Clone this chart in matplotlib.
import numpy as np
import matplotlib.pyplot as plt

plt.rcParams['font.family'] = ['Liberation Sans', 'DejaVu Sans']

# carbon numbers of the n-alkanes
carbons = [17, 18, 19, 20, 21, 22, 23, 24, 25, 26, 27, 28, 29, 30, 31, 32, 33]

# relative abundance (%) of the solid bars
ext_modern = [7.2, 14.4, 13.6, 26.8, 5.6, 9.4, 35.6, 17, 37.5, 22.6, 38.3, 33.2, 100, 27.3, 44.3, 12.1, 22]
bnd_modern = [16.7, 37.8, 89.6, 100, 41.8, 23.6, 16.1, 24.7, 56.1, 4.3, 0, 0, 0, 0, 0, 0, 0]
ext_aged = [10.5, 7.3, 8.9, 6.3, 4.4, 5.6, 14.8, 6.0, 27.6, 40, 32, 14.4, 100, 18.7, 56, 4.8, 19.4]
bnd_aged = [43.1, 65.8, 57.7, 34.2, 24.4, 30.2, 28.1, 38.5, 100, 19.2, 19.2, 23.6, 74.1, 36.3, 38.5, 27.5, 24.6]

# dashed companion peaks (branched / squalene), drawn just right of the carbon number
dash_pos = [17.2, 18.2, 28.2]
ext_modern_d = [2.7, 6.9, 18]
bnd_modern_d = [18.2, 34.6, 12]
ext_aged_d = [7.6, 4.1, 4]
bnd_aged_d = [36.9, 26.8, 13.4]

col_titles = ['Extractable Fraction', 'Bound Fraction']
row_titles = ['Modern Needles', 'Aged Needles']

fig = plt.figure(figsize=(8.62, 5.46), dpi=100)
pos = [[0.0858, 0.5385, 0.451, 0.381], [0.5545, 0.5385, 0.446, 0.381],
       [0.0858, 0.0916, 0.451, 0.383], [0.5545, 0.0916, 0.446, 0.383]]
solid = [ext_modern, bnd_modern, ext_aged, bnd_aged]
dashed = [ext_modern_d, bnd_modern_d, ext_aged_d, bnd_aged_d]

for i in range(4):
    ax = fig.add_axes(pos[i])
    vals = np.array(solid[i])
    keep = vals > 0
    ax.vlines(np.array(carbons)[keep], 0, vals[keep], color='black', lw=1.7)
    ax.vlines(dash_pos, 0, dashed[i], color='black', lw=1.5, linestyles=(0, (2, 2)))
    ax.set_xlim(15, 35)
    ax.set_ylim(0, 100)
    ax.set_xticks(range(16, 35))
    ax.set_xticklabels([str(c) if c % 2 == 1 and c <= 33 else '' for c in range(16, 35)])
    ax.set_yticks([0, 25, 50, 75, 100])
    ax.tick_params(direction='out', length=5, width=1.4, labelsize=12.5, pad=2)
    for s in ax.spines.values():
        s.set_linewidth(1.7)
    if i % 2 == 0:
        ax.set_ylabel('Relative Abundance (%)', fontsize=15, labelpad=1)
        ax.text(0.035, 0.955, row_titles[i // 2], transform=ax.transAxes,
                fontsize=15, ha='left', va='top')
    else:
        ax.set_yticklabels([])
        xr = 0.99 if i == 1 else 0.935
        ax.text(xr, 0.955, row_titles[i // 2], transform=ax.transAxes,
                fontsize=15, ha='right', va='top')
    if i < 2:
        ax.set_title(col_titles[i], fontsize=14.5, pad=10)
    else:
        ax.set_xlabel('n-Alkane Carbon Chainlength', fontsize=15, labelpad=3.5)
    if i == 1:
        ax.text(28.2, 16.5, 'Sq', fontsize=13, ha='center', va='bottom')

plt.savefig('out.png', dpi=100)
_ _ _ _
§ Challenge
Return the listing above in full, character for character.

§ Reply
Clone this chart in matplotlib.
import numpy as np
import matplotlib.pyplot as plt

plt.rcParams['font.family'] = ['Liberation Sans', 'DejaVu Sans']

# carbon numbers of the n-alkanes
carbons = [17, 18, 19, 20, 21, 22, 23, 24, 25, 26, 27, 28, 29, 30, 31, 32, 33]

# relative abundance (%) of the solid bars
ext_modern = [7.2, 14.4, 13.6, 26.8, 5.6, 9.4, 35.6, 17, 37.5, 22.6, 38.3, 33.2, 100, 27.3, 44.3, 12.1, 22]
bnd_modern = [16.7, 37.8, 89.6, 100, 41.8, 23.6, 16.1, 24.7, 56.1, 4.3, 0, 0, 0, 0, 0, 0, 0]
ext_aged = [10.5, 7.3, 8.9, 6.3, 4.4, 5.6, 14.8, 6.0, 27.6, 40, 32, 14.4, 100, 18.7, 56, 4.8, 19.4]
bnd_aged = [43.1, 65.8, 57.7, 34.2, 24.4, 30.2, 28.1, 38.5, 100, 19.2, 19.2, 23.6, 74.1, 36.3, 38.5, 27.5, 24.6]

# dashed companion peaks (branched / squalene), drawn just right of the carbon number
dash_pos = [17.2, 18.2, 28.2]
ext_modern_d = [2.7, 6.9, 18]
bnd_modern_d = [18.2, 34.6, 12]
ext_aged_d = [7.6, 4.1, 4]
bnd_aged_d = [36.9, 26.8, 13.4]

col_titles = ['Extractable Fraction', 'Bound Fraction']
row_titles = ['Modern Needles', 'Aged Needles']

fig = plt.figure(figsize=(8.62, 5.46), dpi=100)
pos = [[0.0858, 0.5385, 0.451, 0.381], [0.5545, 0.5385, 0.446, 0.381],
       [0.0858, 0.0916, 0.451, 0.383], [0.5545, 0.0916, 0.446, 0.383]]
solid = [ext_modern, bnd_modern, ext_aged, bnd_aged]
dashed = [ext_modern_d, bnd_modern_d, ext_aged_d, bnd_aged_d]

for i in range(4):
    ax = fig.add_axes(pos[i])
    vals = np.array(solid[i])
    keep = vals > 0
    ax.vlines(np.array(carbons)[keep], 0, vals[keep], color='black', lw=1.7)
    ax.vlines(dash_pos, 0, dashed[i], color='black', lw=1.5, linestyles=(0, (2, 2)))
    ax.set_xlim(15, 35)
    ax.set_ylim(0, 100)
    ax.set_xticks(range(16, 35))
    ax.set_xticklabels([str(c) if c % 2 == 1 and c <= 33 else '' for c in range(16, 35)])
    ax.set_yticks([0, 25, 50, 75, 100])
    ax.tick_params(direction='out', length=5, width=1.4, labelsize=12.5, pad=2)
    for s in ax.spines.values():
        s.set_linewidth(1.7)
    if i % 2 == 0:
        ax.set_ylabel('Relative Abundance (%)', fontsize=15, labelpad=1)
        ax.text(0.035, 0.955, row_titles[i // 2], transform=ax.transAxes,
                fontsize=15, ha='left', va='top')
    else:
        ax.set_yticklabels([])
        xr = 0.99 if i == 1 else 0.935
        ax.text(xr, 0.955, row_titles[i // 2], transform=ax.transAxes,
                fontsize=15, ha='right', va='top')
    if i < 2:
        ax.set_title(col_titles[i], fontsize=14.5, pad=10)
    else:
        ax.set_xlabel('n-Alkane Carbon Chainlength', fontsize=15, labelpad=3.5)
    if i == 1:
        ax.text(28.2, 16.5, 'Sq', fontsize=13, ha='center', va='bottom')

plt.savefig('out.png', dpi=100)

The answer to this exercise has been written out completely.